In a “Love in the time of Corona” message published last week on the Eunice, La.-based Cajun music record company Valcour Records website, label president Joel Savoy announced a novel web-only release geared to helping local musicians.

 

“Since we’re all in quarantine and all our creative friends are offering content for us to enjoy while we can’t actually be together, it seems appropriate for me to start a new Valcour Records project,” wrote Savoy.

 

“Now the tricky part is, I can’t invite anyone over for quaranTUNES! So this idea came to me and I hope y’all will enjoy it!”

 

The idea is After Hours at Valcour Records—a 21-song set of mostly previously unreleased material by some of Valcour’s (and therefore contemporary Cajun and roots music’s) top players, among them Feufollet’s Kelli Jones and Chris Stafford, former Red Stick Rambler Linzay Young, Foghorn Stringband’s Reeb Willms and Caleb Klauder, and Savoy himself.

 

Many of the recordings, as recalled by Savoy in his colorful annotations, came out of “post-mardi gras sessions” at his backyard one-room home studio, with noteworthy tracks including a cover of the Davis Sisters’ 1953 country classic “Rock-a-Bye Boogie” from Savoy, Kelli Jones, and Emma and Linzay Young; Jones’ great version of Lesley Gore’s “You Don’t Own Me”; Anna Laura Edmiston’s take on the Conway Twitty-Loretta Lynn hit “As Soon As I Hang Up the Phone”; a cover of the Louvin Brothers’ “Lorene” from Jones and Willms; and the cover of Ray Price’s 1954 country hit “I’ll Be There (If You Ever Want Me)” from Jones and Savoy (with Linzay Young’s zydeco hype-man vocal) that Valcour released digitally in 2013 and quickly became—and until recently remained--the most requested song at Eunice radio station KBON.

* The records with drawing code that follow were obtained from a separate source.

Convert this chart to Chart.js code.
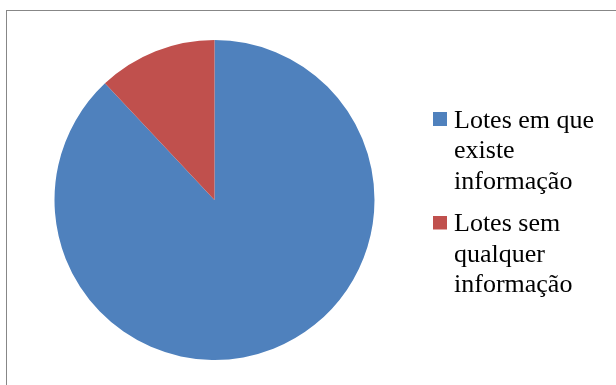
<!DOCTYPE html>
<html>
<head>
<meta charset="utf-8">
<script src="https://cdn.jsdelivr.net/npm/chart.js@4.4.1/dist/chart.umd.min.js"></script>
<style>
  html, body { margin: 0; padding: 0; background: #fff; overflow: hidden; }
  #wrap { position: relative; width: 616px; height: 385px; }
  #frame { position: absolute; left: 6px; top: 10px; width: 700px; height: 500px; border: 1px solid #878787; }
  #chart { position: absolute; left: 0; top: 0; }
</style>
</head>
<body>
<div id="wrap">
  <div id="frame"></div>
  <canvas id="chart" width="616" height="385"></canvas>
</div>
<script>
// legend labels, one line per entry (as in the original)
const categories = [
  ["Lotes em que", "existe", "informação"],
  ["Lotes sem", "qualquer", "informação"]
];
const values = [88, 12];
const colors = ["#4F81BD", "#C0504D"];

Chart.defaults.font.family = '"Liberation Serif", "Times New Roman", serif';

// square legend markers drawn as small canvases: the square sits a bit
// above the centre of the image so it lines up with the first text line
const makeBox = (color) => {
  const c = document.createElement("canvas");
  c.width = 14;
  c.height = 18;
  const g = c.getContext("2d");
  g.fillStyle = color;
  g.fillRect(0, 0, 14, 14);
  return c;
};
const boxes = colors.map(makeBox);

new Chart(document.getElementById("chart"), {
  type: "pie",
  data: {
    labels: categories,
    datasets: [{
      data: values,
      backgroundColor: colors,
      borderWidth: 0,
      hoverOffset: 0
    }]
  },
  options: {
    responsive: false,
    animation: false,
    radius: 160,
    layout: { padding: { left: 2, right: 12, top: 40, bottom: 25 } },
    plugins: {
      tooltip: { enabled: false },
      title: { display: false },
      legend: {
        position: "right",
        maxWidth: 177,
        title: { display: true, text: "", font: { size: 1, lineHeight: 1 }, padding: { top: 0, bottom: 10 } },
        labels: {
          usePointStyle: true,
          pointStyleWidth: 2,
          padding: 12,
          color: "#000",
          font: { size: 26, lineHeight: "30.5px" },
          generateLabels: (chart) => chart.data.labels.map((label, i) => ({
            text: label,
            fillStyle: colors[i],
            strokeStyle: colors[i],
            lineWidth: 0,
            fontColor: "#000",
            pointStyle: boxes[i],
            hidden: false,
            index: i
          }))
        }
      }
    }
  }
});
</script>
</body>
</html>
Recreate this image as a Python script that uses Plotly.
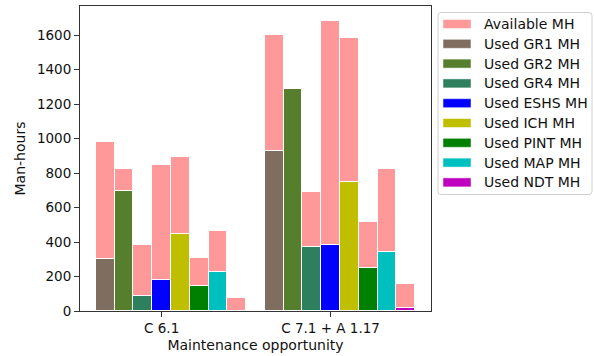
import plotly.graph_objects as go

# Maintenance opportunities (x categories)
opportunities = ["C 6.1", "C 7.1 + A 1.17"]

# Groups of workers, in drawing order
groups = ["GR1", "GR2", "GR4", "ESHS", "ICH", "PINT", "MAP", "NDT"]

# Available man-hours per group, per opportunity
available_c61 = [980, 825, 381, 845, 893, 305, 466, 77]
available_c71 = [1600, 1288, 692, 1685, 1583, 518, 821, 158]

# Used man-hours per group, per opportunity
used_c61 = [300, 698, 89, 178, 444, 147, 228, 0]
used_c71 = [928, 1288, 373, 383, 750, 251, 342, 15]

used_colors = ["#7f6d5f", "#557f2d", "#2d7f5e", "#0000ff",
               "#bfbf00", "#008000", "#00bfbf", "#bf00bf"]
available_color = "#ff9999"

bar_w = 1 / 9
FONT = "DejaVu Sans"

# Plot-area geometry in pixels (used for the hand-drawn legend)
W, H = 594, 356
L, R, T, B = 80, 431, 6, 311


def px_x(p):
    return (p - L) / (R - L)


def px_y(p):
    return (B - p) / (B - T)


fig = go.Figure()

for i, g in enumerate(groups):
    xs = [k + (i - 3) * bar_w for k in range(len(opportunities))]
    fig.add_trace(go.Bar(
        x=xs, y=[available_c61[i], available_c71[i]], width=bar_w,
        marker=dict(color=available_color, line=dict(color="white", width=1)),
        name="Available MH", showlegend=False,
    ))
    fig.add_trace(go.Bar(
        x=xs, y=[used_c61[i], used_c71[i]], width=bar_w,
        marker=dict(color=used_colors[i], line=dict(color="white", width=1)),
        name=f"Used {g} MH", showlegend=False,
    ))

ymax = max(available_c61 + available_c71 + used_c61 + used_c71) * 1.05
xlo = -3.5 * bar_w
xhi = len(opportunities) - 1 + 4.5 * bar_w
pad = (xhi - xlo) * 0.05

axis_common = dict(
    showline=True, linecolor="#333333", linewidth=1, mirror=True,
    ticks="outside", ticklen=5, tickcolor="#333333", showgrid=False,
    zeroline=False, tickfont=dict(family=FONT, size=13.5, color="#111111"),
)

fig.update_layout(
    width=W, height=H,
    margin=dict(l=L, r=W - R, t=T, b=H - B),
    barmode="overlay", bargap=0,
    plot_bgcolor="white", paper_bgcolor="white",
    font=dict(family=FONT, size=14, color="#111111"),
    xaxis=dict(range=[xlo - pad, xhi + pad], tickvals=list(range(len(opportunities))),
               ticktext=opportunities,
               title=dict(text="Maintenance opportunity", standoff=4,
                          font=dict(family=FONT, size=14)),
               **axis_common),
    yaxis=dict(range=[0, ymax], dtick=200,
               title=dict(text="Man-hours", standoff=8,
                          font=dict(family=FONT, size=14)),
               **axis_common),
)

# Legend drawn as shapes and text
leg_x0, leg_x1, leg_y0, leg_y1 = 438, 592, 12.5, 194.5
r = 3
path = (
    f"M {px_x(leg_x0 + r)},{px_y(leg_y0)} L {px_x(leg_x1 - r)},{px_y(leg_y0)} "
    f"Q {px_x(leg_x1)},{px_y(leg_y0)} {px_x(leg_x1)},{px_y(leg_y0 + r)} "
    f"L {px_x(leg_x1)},{px_y(leg_y1 - r)} "
    f"Q {px_x(leg_x1)},{px_y(leg_y1)} {px_x(leg_x1 - r)},{px_y(leg_y1)} "
    f"L {px_x(leg_x0 + r)},{px_y(leg_y1)} "
    f"Q {px_x(leg_x0)},{px_y(leg_y1)} {px_x(leg_x0)},{px_y(leg_y1 - r)} "
    f"L {px_x(leg_x0)},{px_y(leg_y0 + r)} "
    f"Q {px_x(leg_x0)},{px_y(leg_y0)} {px_x(leg_x0 + r)},{px_y(leg_y0)} Z"
)
fig.add_shape(type="path", path=path, xref="paper", yref="paper",
              line=dict(color="#d0d0d0", width=1), fillcolor="white", layer="above")

legend_labels = ["Available MH"] + [f"Used {g} MH" for g in groups]
legend_colors = [available_color] + used_colors
row0, step = 24, 19.8
for j, (lab, col) in enumerate(zip(legend_labels, legend_colors)):
    cy = row0 + j * step
    fig.add_shape(type="rect", xref="paper", yref="paper",
                  x0=px_x(443), x1=px_x(471), y0=px_y(cy - 4.5), y1=px_y(cy + 4.5),
                  fillcolor=col, line=dict(color="white", width=0.5), layer="above")
    fig.add_annotation(x=px_x(482), y=px_y(cy), xref="paper", yref="paper",
                       text=lab, showarrow=False, xanchor="left", yanchor="middle",
                       font=dict(family=FONT, size=14, color="#111111"))

fig.write_html("out.html")
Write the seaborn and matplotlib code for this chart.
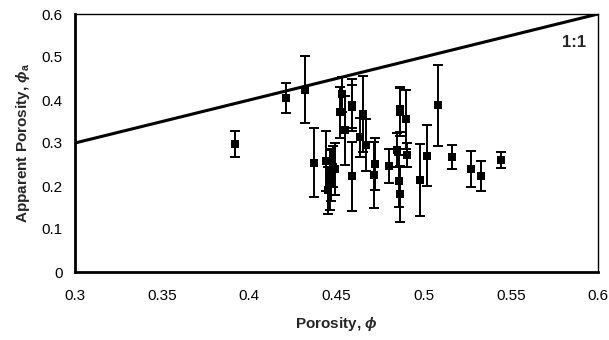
import matplotlib
matplotlib.use("Agg")
import matplotlib.pyplot as plt
import seaborn as sns
import pandas as pd

porosity = [0.392, 0.421, 0.432, 0.437, 0.444, 0.445, 0.446, 0.447, 0.448, 0.449,
            0.452, 0.453, 0.455, 0.459, 0.459, 0.459, 0.4635, 0.4654, 0.467, 0.4715,
            0.472, 0.480, 0.4845, 0.4865, 0.4865, 0.486, 0.4865, 0.490, 0.4907, 0.498,
            0.502, 0.508, 0.516, 0.527, 0.533, 0.5444]
apparent = [0.297, 0.404, 0.424, 0.254, 0.258, 0.19, 0.214, 0.225, 0.245, 0.24,
            0.371, 0.413, 0.330, 0.223, 0.384, 0.388, 0.313, 0.367, 0.295, 0.226,
            0.251, 0.246, 0.284, 0.378, 0.372, 0.212, 0.181, 0.355, 0.273, 0.214,
            0.270, 0.388, 0.268, 0.2395, 0.223, 0.260]
error = [0.030, 0.035, 0.078, 0.080, 0.070, 0.055, 0.070, 0.060, 0.048, 0.060,
         0.060, 0.040, 0.080, 0.080, 0.050, 0.060, 0.045, 0.088, 0.060, 0.077,
         0.060, 0.040, 0.040, 0.053, 0.055, 0.060, 0.065, 0.068, 0.028, 0.083,
         0.071, 0.094, 0.028, 0.041, 0.035, 0.019]
line_x = [0.3, 0.6]
line_y = [0.3, 0.6]
x_ticks = [0.3, 0.35, 0.4, 0.45, 0.5, 0.55, 0.6]
y_ticks = [0, 0.1, 0.2, 0.3, 0.4, 0.5, 0.6]

df = pd.DataFrame({"porosity": porosity, "apparent": apparent, "error": error})

sns.set_style("white")
plt.rcParams["font.family"] = ["Liberation Sans", "DejaVu Sans"]
plt.rcParams["mathtext.fontset"] = "custom"
plt.rcParams["mathtext.it"] = "Liberation Sans:italic:bold"
plt.rcParams["mathtext.rm"] = "Liberation Sans:bold"

fig = plt.figure(figsize=(6.09, 3.40), dpi=100)
ax = fig.add_axes([75/609, 1 - 272/340, (598-75)/609, (272-14)/340])

sns.lineplot(x=line_x, y=line_y, ax=ax, color="black", linewidth=2.2)
ax.errorbar(df["porosity"], df["apparent"], yerr=df["error"], fmt="none",
            ecolor="black", elinewidth=1.4, capsize=3.8, capthick=1.4, zorder=3)
sns.scatterplot(data=df, x="porosity", y="apparent", ax=ax, marker="s", s=32,
                color="black", edgecolor="black", linewidth=0, zorder=4)

ax.text(0.586, 0.533, "1:1", ha="center", va="center", fontsize=12, fontweight="bold")

ax.set_xlim(0.3, 0.6)
ax.set_ylim(0, 0.6)
ax.set_xticks(x_ticks)
ax.set_xticklabels(["0.3", "0.35", "0.4", "0.45", "0.5", "0.55", "0.6"])
ax.set_yticks(y_ticks)
ax.set_yticklabels(["0", "0.1", "0.2", "0.3", "0.4", "0.5", "0.6"])
ax.tick_params(axis="both", direction="inout", length=6, width=1.5, labelsize=11,
               colors="black", pad=6)
ax.tick_params(axis="x", pad=9)

for side in ["left", "bottom"]:
    ax.spines[side].set_linewidth(2)
    ax.spines[side].set_color("black")
for side in ["top", "right"]:
    ax.spines[side].set_linewidth(1)
    ax.spines[side].set_color("black")

ax.set_xlabel(r"Porosity, $\phi$", fontsize=11, fontweight="bold", labelpad=9)
ax.set_ylabel(r"Apparent Porosity, $\phi_\mathrm{a}$", fontsize=11, fontweight="bold", labelpad=7)

fig.savefig("out.png", dpi=100)
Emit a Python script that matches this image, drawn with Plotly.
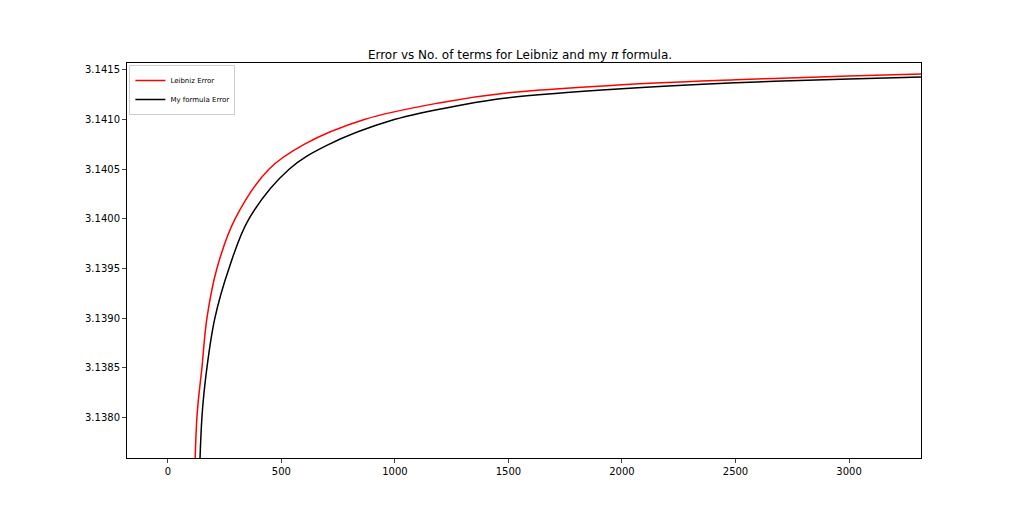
import plotly.graph_objects as go

# values
terms_leibniz = [110, 128, 150, 172, 216, 296, 445, 600, 865, 1200, 1500, 2000, 2500, 3000, 3317]
leibniz = [3.1365, 3.1380, 3.1385, 3.1390, 3.1395, 3.1400, 3.1405, 3.14075, 3.1410, 3.14117, 3.14127, 3.14135, 3.1414, 3.14144, 3.14146]

terms_mine = [130, 150, 172, 207, 269, 357, 534, 700, 997, 1300, 1500, 2000, 2500, 3000, 3317]
mine = [3.1366, 3.1380, 3.1385, 3.1390, 3.1395, 3.1400, 3.1405, 3.14074, 3.1410, 3.14115, 3.14122, 3.14131, 3.14137, 3.14141, 3.14143]

fig = go.Figure()
fig.add_trace(go.Scatter(x=terms_leibniz, y=leibniz, mode="lines", name="Leibniz Error",
                         line=dict(color="red", width=1.5, shape="spline", smoothing=1.0)))
fig.add_trace(go.Scatter(x=terms_mine, y=mine, mode="lines", name="My formula Error",
                         line=dict(color="black", width=1.5, shape="spline", smoothing=1.0)))

axis = dict(showgrid=False, zeroline=False, showline=True, linecolor="black", mirror=True,
            ticks="outside", ticklen=4, tickfont=dict(size=10, color="black"))
fig.update_layout(
    width=1024, height=514, plot_bgcolor="white", paper_bgcolor="white",
    font=dict(family="DejaVu Sans", color="black"),
    title=dict(text="Error vs No. of terms for Leibniz and my <i>π</i> formula.", x=0.5, y=0.9,
               xanchor="center", yanchor="bottom", font=dict(size=12)),
    margin=dict(l=119, r=111, t=55, b=64),
    legend=dict(x=0.003, y=0.995, xanchor="left", yanchor="top", font=dict(size=7),
                bordercolor="#cccccc", borderwidth=1, bgcolor="white", tracegroupgap=0),
    xaxis=dict(range=[-180, 3317], tickvals=[0, 500, 1000, 1500, 2000, 2500, 3000], **axis),
    yaxis=dict(range=[3.13759, 3.14157], tickformat=".4f", dtick=0.0005, **axis),
)
fig.write_html("out.html")
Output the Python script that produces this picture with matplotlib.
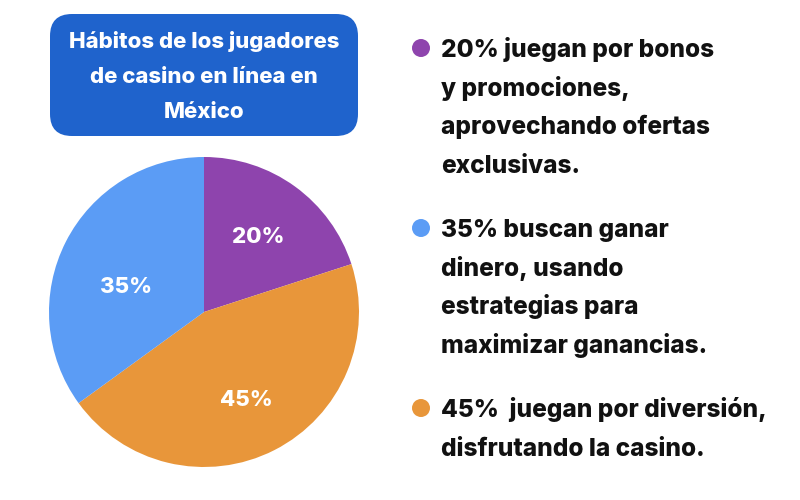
import matplotlib.pyplot as plt
from matplotlib.patches import FancyBboxPatch, Circle

# data
shares = [20, 45, 35]
colors = ["#8E44AD", "#E8963A", "#5B9CF5"]
title_lines = ["Hábitos de los jugadores", "de casino en línea en", "México"]
legend_texts = [
    ["20% juegan por bonos", "y promociones,", "aprovechando ofertas", "exclusivas."],
    ["35% buscan ganar", "dinero, usando", "estrategias para", "maximizar ganancias."],
    ["45%  juegan por diversión,", "disfrutando la casino."],
]
legend_colors = ["#8E44AD", "#5B9CF5", "#E8963A"]

plt.rcParams['font.family'] = ['Inter', 'DejaVu Sans']

W, H = 800, 500
fig = plt.figure(figsize=(8, 5), dpi=100)

# overlay axes in pixel units (y down)
bg = fig.add_axes([0, 0, 1, 1])
bg.set_xlim(0, W)
bg.set_ylim(H, 0)
bg.axis("off")

# title box
box = FancyBboxPatch((50, 14), 308, 122, boxstyle="round,pad=0,rounding_size=22",
                     fc="#1F63CC", ec="none")
bg.add_patch(box)
for i, line in enumerate(title_lines):
    bg.text(204, 48 + i * 35, line, ha="center", va="baseline", color="white",
            fontsize=16, fontweight="heavy")

# pie
cx, cy, r = 204, 312, 155
pax = fig.add_axes([(cx - r) / W, (H - cy - r) / H, 2 * r / W, 2 * r / H])
wedges, texts, autotexts = pax.pie(shares, colors=colors, startangle=90, counterclock=False,
                                   autopct="%d%%", pctdistance=0.6,
                                   textprops=dict(color="white", fontsize=16, fontweight="heavy"))
# small nudges so labels sit where the original has them
nudges = [(0.0, 0.0), (0.0, -0.03), (0.03, -0.11)]
for t, (dx, dy) in zip(autotexts, nudges):
    x, y = t.get_position()
    t.set_position((x + dx, y + dy))
pax.set_xlim(-1, 1)
pax.set_ylim(-1, 1)
pax.set_aspect("equal")

# legend
starts = [57, 237, 417]
step = 38.7
for lines, col, y0 in zip(legend_texts, legend_colors, starts):
    bg.add_patch(Circle((421, y0 - 9), 9, fc=col, ec="none"))
    for i, line in enumerate(lines):
        bg.text(441, y0 + i * step, line, ha="left", va="baseline", color="#111111",
                fontsize=17.6, fontweight="heavy")

fig.savefig("out.png", dpi=100)
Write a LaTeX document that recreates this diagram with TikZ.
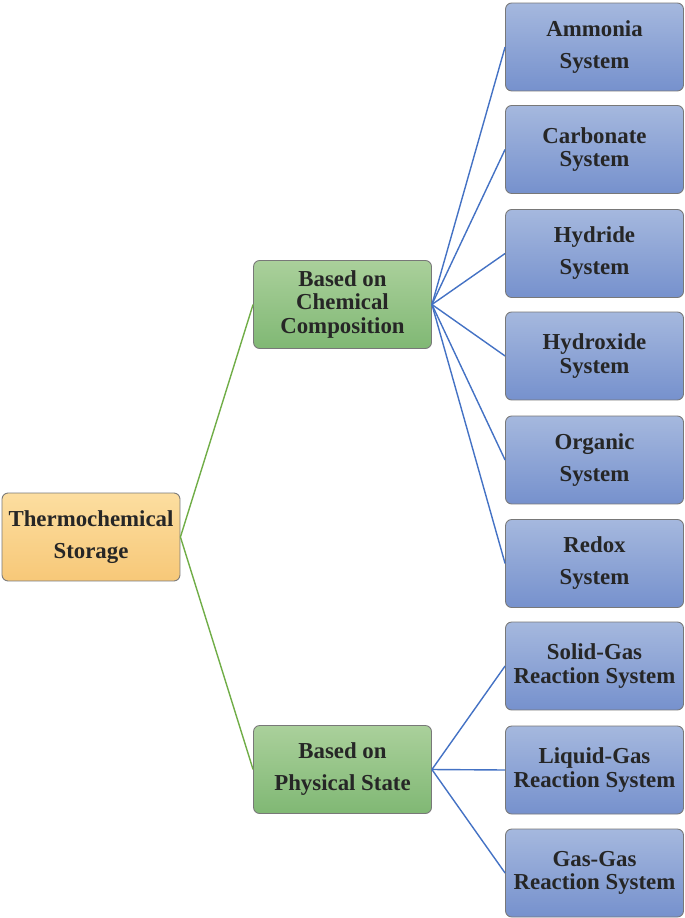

 "I'll Be There (If You Ever Want Me)"

 

Savoy also explained on the Valcour site that the reason for After Hours is that “as you know, a whole lot of the people on these recordings--all of them really--are struggling right now because every single gig they had was cancelled. So we’re offering all these previously unreleased (mostly) tracks to you for FREE--asking only that you use the DONATE button on the download page to give what you can.”

 

All of the proceeds, he added, will go directly to the “Lost My Gig” fund benefiting local musicians who make their living playing music and have sustained substantial financial loss due to coronavirus. The fund is a function of the Lafayette-based nonprofit Acadiana Center for the Arts, which serves the Acadia, Evangeline, Iberia, Lafayette, St. Landry, St. Martin, St. Mary and Vermilion Parishes that make up much of the Southwest Louisiana region that is known as Acadiana.

 

Savoy started Valcour in 2006, and has been recording digitally since 2010.

 

“It sure makes archiving easier than tape!” he said on his site.

 

“So over the last few days I’ve been going through hard drives, gathering songs from the past--things that I recorded here and there with a whole bunch of different friends. Sometimes it was a project that never took off, sometimes it was a one-off or an extra track that we didn’t know what to do with. More often than not, it was just what we wanted to do when we were all hanging out at my house having big extended family dinners after Black Pot [Festival], Mardi Gras, etc.”

 

The 21 songs selected, he continued, “make up a sweet little behind-the-scenes look at the community Valcour has loved and worked to promote these last 14 years, and I am really excited to have a chance to get them all out into the world at this apocalyptic moment. I think I have enough other tracks left to make another compilation at a later date, too, if I do enough digging!”

 

He noted that the compilation brings “so many lovely memories, and despite some wild juxtaposition of genre, it’s all beautifully Acadiana!”

 

“To me, what’s awesome is most of these folks are doing music different from what they are primarily known for,” he added via email.

 

“Y’all enjoy and please do what it takes to get through this,” Savoy concluded on the Valcour site. “Thanks for your support. See you on the other side of Coreauxna Virus!”